Coast Over Hinterland
Africa 2013f GDP Per Capita (US$)

BMI highlights that when a country's growth outlook is attractive enough, importers will find a way through, no matter what the hurdles are. Fortunately for importers into Nigeria, the country is relatively easy to import into. Nigerian importers benefit from the fact that it is both relatively quick and cheap to import into the country. Nigeria is ranked in joint second place with Kenya in comparison with seven Sub-Saharan African states with the lead time for imports taking four days. This comparative speed of imports plays a factor in keeping import costs down, with Nigeria ranked as the second-cheapest country to import into out of the seven, with box import costs averaging US$1,540 per container.

Cheap And Quick
LHC: Cost To Import (US$ per container). RHC: Lead Time To Import (median case days)
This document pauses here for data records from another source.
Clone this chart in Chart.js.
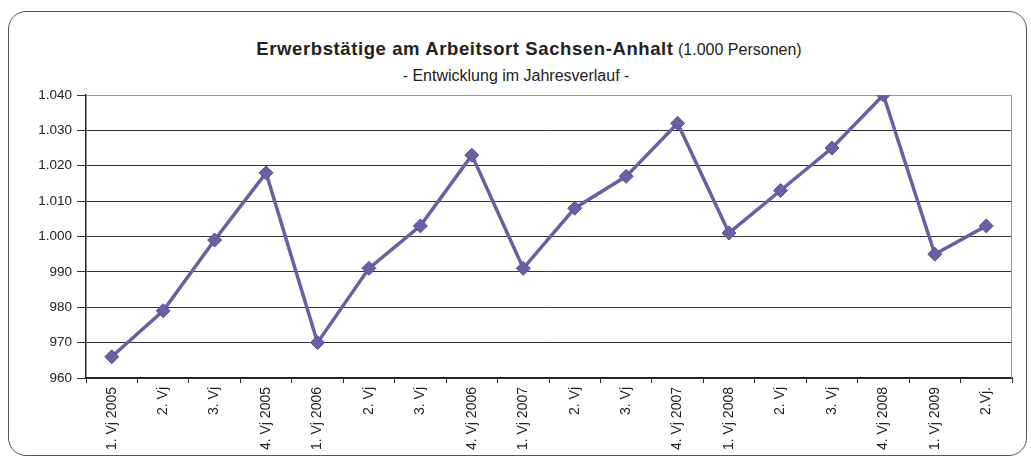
<!DOCTYPE html>
<html>
<head>
<meta charset="utf-8">
<script src="https://cdn.jsdelivr.net/npm/chart.js@4"></script>
<style>
  html, body { margin: 0; padding: 0; background: #fff; }
  #rahmen {
    position: absolute; left: 8px; top: 11px; width: 1019px; height: 445px;
    border: 1.5px solid #555; border-radius: 18px; box-sizing: border-box;
  }
  #titel {
    position: absolute; left: 0; top: 40px; width: 1058px; text-align: center;
    font-family: "Liberation Sans", Arial, sans-serif; color: #222; font-size: 16px;
    line-height: 1; white-space: nowrap;
  }
  #titel b { font-size: 18.5px; letter-spacing: 0.6px; }
  #untertitel {
    position: absolute; left: 0; top: 67.5px; width: 1032px; text-align: center;
    font-family: "Liberation Sans", Arial, sans-serif; color: #222; font-size: 16px;
    line-height: 1; white-space: nowrap;
  }
  #wrap { position: absolute; left: 0; top: 0; width: 1031px; height: 462px; }
</style>
</head>
<body>
<div id="rahmen"></div>
<div id="titel"><b>Erwerbstätige am Arbeitsort Sachsen-Anhalt</b> (1.000 Personen)</div>
<div id="untertitel">- Entwicklung im Jahresverlauf -</div>
<div id="wrap"><canvas id="chart" width="1031" height="462"></canvas></div>
<script>
// Quartale (Vierteljahre)
const quartale = [
  "1. Vj 2005", "2. Vj", "3. Vj", "4. Vj 2005",
  "1. Vj 2006", "2. Vj", "3. Vj", "4. Vj 2006",
  "1. Vj 2007", "2. Vj", "3. Vj", "4. Vj 2007",
  "1. Vj 2008", "2. Vj", "3. Vj", "4. Vj 2008",
  "1. Vj 2009", "2.Vj."
];
// Erwerbstätige in 1.000 Personen
const erwerbstaetige = [
  966, 979, 999, 1018,
  970, 991, 1003, 1023,
  991, 1008, 1017, 1032,
  1001, 1013, 1025, 1040,
  995, 1003
];
const yMin = 960, yMax = 1040, yStep = 10;

function deZahl(v) {
  // deutsches Tausendertrennzeichen
  return String(v).replace(/\B(?=(\d{3})+(?!\d))/g, ".");
}

const rahmenPlugin = {
  id: "rahmenPlugin",
  beforeDatasetsDraw(chart) {
    const { ctx, chartArea: a } = chart;
    ctx.save();
    ctx.strokeStyle = "#999";
    ctx.lineWidth = 1;
    ctx.beginPath();
    ctx.moveTo(a.left, a.top + 0.5);
    ctx.lineTo(a.right - 0.5, a.top + 0.5);
    ctx.lineTo(a.right - 0.5, a.bottom);
    ctx.stroke();
    ctx.restore();
  }
};

const farbe = "#6a5fa2";

new Chart(document.getElementById("chart").getContext("2d"), {
  type: "line",
  data: {
    labels: quartale,
    datasets: [{
      data: erwerbstaetige,
      borderColor: farbe,
      backgroundColor: farbe,
      borderWidth: 3.5,
      pointStyle: "rectRot",
      pointRadius: 7,
      pointBorderWidth: 1,
      pointBorderColor: "#5a5094",
      pointBackgroundColor: farbe,
      tension: 0
    }]
  },
  options: {
    responsive: false,
    animation: false,
    layout: { padding: { left: 0, right: 19, top: 95, bottom: 2 } },
    plugins: { legend: { display: false }, tooltip: { enabled: false }, title: { display: false } },
    scales: {
      x: {
        type: "category",
        offset: true,
        afterFit(s) { s.height = 82; },
        grid: { display: true, drawOnChartArea: false, offset: true, tickLength: 5, color: "#333" },
        border: { display: true, color: "#222", width: 1.5 },
        ticks: {
          minRotation: 90, maxRotation: 90, autoSkip: false, padding: 4,
          color: "#222", font: { family: "Liberation Sans", size: 14 }
        }
      },
      y: {
        min: yMin, max: yMax,
        afterFit(s) { s.width = 86; },
        grid: {
          color: (c) => c.tick && c.tick.value === yMax ? "rgba(0,0,0,0)" : "#333",
          lineWidth: 1, tickLength: 9, drawTicks: true,
          tickColor: "#333"
        },
        border: { display: true, color: "#222", width: 1.5 },
        ticks: {
          stepSize: yStep, padding: 5,
          color: "#222", font: { family: "Liberation Sans", size: 13.5 },
          callback: (v) => deZahl(v)
        }
      }
    }
  },
  plugins: [rahmenPlugin]
});
</script>
</body>
</html>
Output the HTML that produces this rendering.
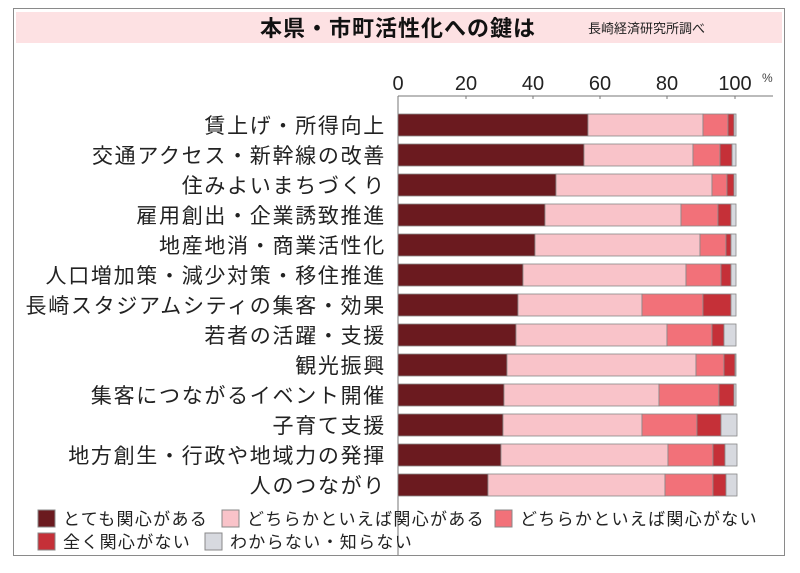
<!DOCTYPE html>
<html><head><meta charset="utf-8"><style>
body{margin:0;background:#fff;}
svg text{font-family:"Liberation Sans","Noto Sans CJK JP",sans-serif;}
</style></head><body>
<svg width="800" height="568" viewBox="0 0 800 568" xmlns="http://www.w3.org/2000/svg">
<rect x="13.5" y="8.5" width="771" height="547" fill="#fff" stroke="#8a8a8a" stroke-width="1"/>
<rect x="16" y="12" width="766" height="31" fill="#fde1e3"/>
<text x="398" y="36" text-anchor="middle" font-size="22" font-weight="bold" fill="#111" letter-spacing="1">本県・市町活性化への鍵は</text>
<text x="588" y="33" font-size="13" fill="#222">長崎経済研究所調べ</text>
<g font-size="20" fill="#222" text-anchor="middle">
<text x="398" y="90">0</text><text x="466" y="90">20</text><text x="533" y="90">40</text><text x="600" y="90">60</text><text x="667" y="90">80</text><text x="735" y="90">100</text>
</g>
<text x="762" y="82" font-size="12" fill="#444">%</text>
<line x1="398" y1="96" x2="773" y2="96" stroke="#777" stroke-width="1"/>
<g stroke="#777"><line x1="466" y1="96" x2="466" y2="99"/><line x1="533" y1="96" x2="533" y2="99"/><line x1="600" y1="96" x2="600" y2="99"/><line x1="667" y1="96" x2="667" y2="99"/><line x1="735" y1="96" x2="735" y2="99"/></g>
<line x1="398" y1="96" x2="398" y2="555" stroke="#777" stroke-width="1"/>
<g id="bars" stroke="#888" stroke-width="0.8"></g>
<g font-size="21" fill="#222" text-anchor="end" letter-spacing="1.7" id="labels"></g>
<g font-size="17" fill="#222" letter-spacing="1.3">
<rect x="38" y="510" width="17" height="17" fill="#6b1a1f" stroke="#888"/><text x="63" y="525">とても関心がある</text>
<rect x="222" y="510" width="17" height="17" fill="#f9c3c9" stroke="#888"/><text x="247" y="525">どちらかといえば関心がある</text>
<rect x="495" y="510" width="17" height="17" fill="#f27179" stroke="#888"/><text x="520" y="525">どちらかといえば関心がない</text>
<rect x="38" y="533" width="17" height="17" fill="#c53038" stroke="#888"/><text x="63" y="548">全く関心がない</text>
<rect x="205" y="533" width="17" height="17" fill="#d7d9df" stroke="#888"/><text x="230" y="548">わからない・知らない</text>
</g>
<script>
var d=[["賃上げ・所得向上",588,703,728,734,736],["交通アクセス・新幹線の改善",584,693,720,732,736],["住みよいまちづくり",556,712,727,734,736],["雇用創出・企業誘致推進",545,681,718,731,736],["地産地消・商業活性化",535,700,726,731,736],["人口増加策・減少対策・移住推進",523,686,721,731,736],["長崎スタジアムシティの集客・効果",518,642,703,731,736],["若者の活躍・支援",516,667,712,724,736],["観光振興",507,696,724,735,736],["集客につながるイベント開催",504,659,719,734,736],["子育て支援",503,642,697,721,737],["地方創生・行政や地域力の発揮",501,668,713,725,737],["人のつながり",488,665,713,726,737]];
var c=["#6b1a1f","#f9c3c9","#f27179","#c53038","#d7d9df"];
var ns="http://www.w3.org/2000/svg",b=document.getElementById("bars"),l=document.getElementById("labels");
d.forEach(function(r,i){var y=114+i*30,x=398;for(var k=0;k<5;k++){var e=document.createElementNS(ns,"rect");e.setAttribute("x",x);e.setAttribute("y",y);e.setAttribute("width",Math.max(r[k+1]-x,0));e.setAttribute("height",22);e.setAttribute("fill",c[k]);b.appendChild(e);x=r[k+1];}
var t=document.createElementNS(ns,"text");t.setAttribute("x",386);t.setAttribute("y",y+19);t.textContent=r[0];l.appendChild(t);});
</script>
</svg>
</body></html>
One area that needs to be addressed for Nigeria to further boost the ease of imports is the level of bureaucracy. It requires 10 documents to import goods into Nigeria, ranking the country in joint last position with Tanzania out of the seven Sub-Saharan African states. This is an area that could be easy addressed should the Nigerian government choose to do so.

Bureaucracy Dragging Ease Of Imports Down
Documents To Import (no.)

As noted, Nigeria's automotives sector previously boasted large-scale assembly and manufacturing facilities and BMI believes that there is potential for these to be revived. Should this happen, an autos export role could develop. BMI believes that the relative ease of exports could help autos export potential to develop. Nigeria's cost to export containers stands at US$1,380 per container, ranking it third out of the seven states we are analysing, behind Ghana and Tanzania. It is actually cheaper to export containers than it is to import, but in terms of lead times and the number of documents, the numbers are the same to import or export: four days and 10 documents.